3. “The Point of the Story.” “If there is a story, what is at the heart of it? Not only is God holy, but he reveals to us the sacred nature of love, to which he beckons us. And from this sacredness of his love must flow all other loves. The important aspect of this logical flow is that intrinsic sanctity provides both the reason and the parameters of love. The inability to understand the mystery of evil leads to an inability to understand the sacredness of love. A deadly mistake I believe our cultures make in the pursuit of meaning is this illusion that love devoid of the sacred, a naked love, is all we need to carry us through life’s tests and passions. Religions that promote polygamy confuse love with compassion and benevolence. Islam is one of those. Muhammad himself had multiple wives and concubines. The reasoning runs something like this: he was caring for their needs and provided for them. Without that care, they would have been destitute. All that sounds very gallant, doesn’t it? But love is greater than that. Muhammad could well have cared for these women without the consummation for himself. Love binds itself, and it is the nature of love to bind itself with exclusion and demarcation of relationships. The very statement that we are to love God with all our heart and soul tells us that we shall have no other gods beside him. Love that is pure transcends itself by making God supreme.”
4. “The Centerpiece of the Story.” “How is it possible for the sacred to acknowledge the reality of evil and still be able to offer a morally justifiable explanation?" Ravi then takes us into the message of the Cross as he winds through “Evil, justice, love, and forgiveness.”
5. “The Shock of the Story.” “Evil is more than an exterior reality that engenders universal suffering. It is an internal reality from which we run.” Ravi then tells of an encounter he and a friend had with a wealthy businessman. The man kept raising the question, “But what about all the evil in this world?” Finally Ravi’s friend said to the man, “I hear you constantly expressing a desire to see a solution to the problem of evil around you. Are you as troubled by the problem of evil within you?” I thought this was an excellent point to raise, and it is a question I will be using the next time I am faced with the same question by a skeptic. Ravi says, “One may as well ask, what would you do if you found out you’d never be found out? Imagine a world of such deceit.” Ravi’s final point of this element is, “The evil that we get so upset about doesn’t seem to upset us very much when we perpetrate it.”
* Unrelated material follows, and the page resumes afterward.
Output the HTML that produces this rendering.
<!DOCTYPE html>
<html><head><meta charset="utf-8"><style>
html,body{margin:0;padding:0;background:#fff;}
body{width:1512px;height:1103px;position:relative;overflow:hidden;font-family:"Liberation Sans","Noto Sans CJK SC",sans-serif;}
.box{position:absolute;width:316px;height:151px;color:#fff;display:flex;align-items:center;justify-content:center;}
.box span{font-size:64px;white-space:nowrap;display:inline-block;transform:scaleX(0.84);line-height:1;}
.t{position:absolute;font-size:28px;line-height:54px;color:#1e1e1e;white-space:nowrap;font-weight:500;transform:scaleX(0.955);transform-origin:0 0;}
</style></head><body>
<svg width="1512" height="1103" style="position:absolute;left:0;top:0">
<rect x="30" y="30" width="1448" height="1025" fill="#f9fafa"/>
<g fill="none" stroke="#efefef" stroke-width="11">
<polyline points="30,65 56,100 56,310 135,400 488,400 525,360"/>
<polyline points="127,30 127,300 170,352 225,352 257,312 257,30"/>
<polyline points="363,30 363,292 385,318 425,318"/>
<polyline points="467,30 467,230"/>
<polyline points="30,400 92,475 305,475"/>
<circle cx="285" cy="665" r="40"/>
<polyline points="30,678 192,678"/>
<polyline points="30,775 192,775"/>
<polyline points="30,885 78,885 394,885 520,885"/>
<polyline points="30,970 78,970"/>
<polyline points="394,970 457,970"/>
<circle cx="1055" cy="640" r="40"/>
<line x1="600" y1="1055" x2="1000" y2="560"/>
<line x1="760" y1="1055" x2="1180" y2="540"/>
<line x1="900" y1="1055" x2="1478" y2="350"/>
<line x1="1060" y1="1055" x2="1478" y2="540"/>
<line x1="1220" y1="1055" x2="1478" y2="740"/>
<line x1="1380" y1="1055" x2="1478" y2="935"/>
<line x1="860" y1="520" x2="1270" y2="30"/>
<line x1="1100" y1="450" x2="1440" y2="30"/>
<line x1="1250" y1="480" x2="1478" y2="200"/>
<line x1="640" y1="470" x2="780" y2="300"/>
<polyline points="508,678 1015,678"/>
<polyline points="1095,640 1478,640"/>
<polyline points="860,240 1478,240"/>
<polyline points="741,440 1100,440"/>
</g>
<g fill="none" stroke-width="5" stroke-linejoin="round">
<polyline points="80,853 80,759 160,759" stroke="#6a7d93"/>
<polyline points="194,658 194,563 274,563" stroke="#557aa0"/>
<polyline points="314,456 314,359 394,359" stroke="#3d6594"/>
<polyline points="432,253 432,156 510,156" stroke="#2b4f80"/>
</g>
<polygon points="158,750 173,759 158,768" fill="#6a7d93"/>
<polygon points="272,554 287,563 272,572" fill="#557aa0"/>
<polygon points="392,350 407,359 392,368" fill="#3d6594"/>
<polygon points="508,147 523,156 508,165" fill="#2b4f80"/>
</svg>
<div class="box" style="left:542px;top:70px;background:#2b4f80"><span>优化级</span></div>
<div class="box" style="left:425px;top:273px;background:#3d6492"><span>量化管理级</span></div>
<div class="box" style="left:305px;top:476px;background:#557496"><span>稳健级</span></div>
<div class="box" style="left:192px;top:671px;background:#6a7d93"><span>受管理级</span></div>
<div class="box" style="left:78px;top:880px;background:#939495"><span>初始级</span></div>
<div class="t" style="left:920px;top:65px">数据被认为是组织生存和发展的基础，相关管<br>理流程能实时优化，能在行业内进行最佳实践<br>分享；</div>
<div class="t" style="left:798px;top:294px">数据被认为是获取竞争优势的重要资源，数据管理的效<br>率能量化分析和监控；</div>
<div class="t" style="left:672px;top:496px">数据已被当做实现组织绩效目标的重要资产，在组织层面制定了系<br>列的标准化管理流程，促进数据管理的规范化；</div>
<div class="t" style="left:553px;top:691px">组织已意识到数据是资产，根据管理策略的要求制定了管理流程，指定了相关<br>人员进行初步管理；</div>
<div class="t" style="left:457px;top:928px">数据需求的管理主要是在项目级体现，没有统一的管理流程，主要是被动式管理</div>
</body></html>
6. “The Sting in the Tale.” “The surest evidence that evil is not the enemy of meaning is this inescapable existential reality: meaninglessness does not come from being weary of pain but from being weary of pleasure…. It is not pain that has driven the West into emptiness; it has been the drowning of meaning in the oceans of our pleasures. Pleasure gone wrong is a greater curse than physical blindness. And blindness to the sacred is the cause of all evil.”
Ravi’s chapter conclusion can be summed up in this statement he makes almost at the end: “I reject the notion that suffering is the cause of meaninglessness in this world. There are many who have experienced no suffering, for whom life is still empty. That by itself ought to be a clue.”